Looking Stateside, MySpace is expected to reduce its staff of approximately 1,100 by between 33% and 50%, according to the Wall Street Journal, which cited one person familiar with the subject. Layoffs could be announced this month, another person told the newspaper, which is owned by News Corp.

In 2005, News Corp purchased MySpace for $580 million, and saw the site hit more than 80 million monthly visitors in 2007. In November 2010, however, MySpace dropped to 54.4 million visitors, down 15% from a year ago, according to ComScore. Quantcast's numbers are even more dire: That tracking service puts MySpace visitors at 40 million per month in the past year. Ad spending was expected to fall to $347 million last year, a 37% decline, eMarketer said.

For its part, Facebook attracted 151.7 million monthly visitors -- a gain of almost 50%, ComScore said.

The News Corp. division that includes MySpace reported an operating loss of $156 million in the quarter ended Sept. 30, 2010, mainly due to the site's poor results. Ad revenue dropped $70 million in that period compared to the prior year, News Corp. said at the time.

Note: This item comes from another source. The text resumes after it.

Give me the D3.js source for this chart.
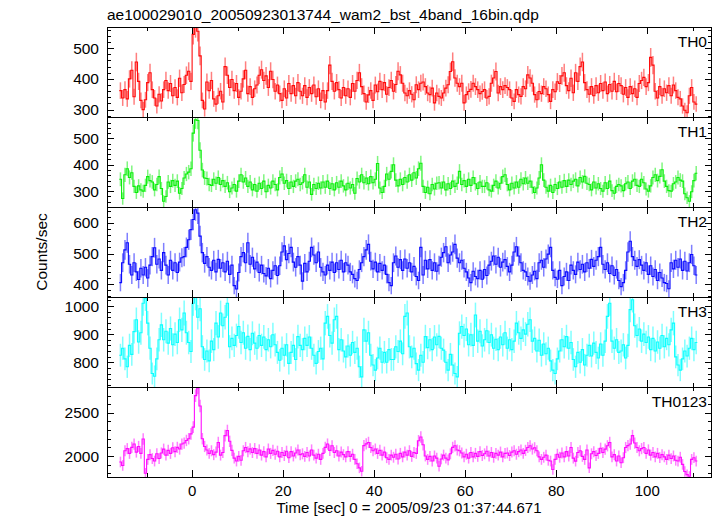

"MySpace lost $100 million in the first quarter last year. To get it back on track is going to require a massive investment -- one which News Corporation it not prepared to make. It has many other priorities to put its money into. So instead, it needs to keep taking costs out of the business while it's still in its hands," a digital executive close to the company told London newspaper The Telegraph.

During an October earnings call, MySpace executives hinted that changes were ahead. Chase Carey, chief operating officer, said the company's losses were not "acceptable or sustainable. Our current management did not create these losses, but they know we have to address them. We judge in quarters, not in years."

One persistent rumor claims MySpace is for sale, perhaps to game-developer Zynga, according to All Things Digital, which also is owned by News Corp. But a private equity buyer is more likely, several sources told the online publication.

MySpace is "on a course to sell [by mid-year]," said CNBC, although it noted that "there are no talks currently with potential buyers."

MySpace declined to comment on layoffs or acquisitions.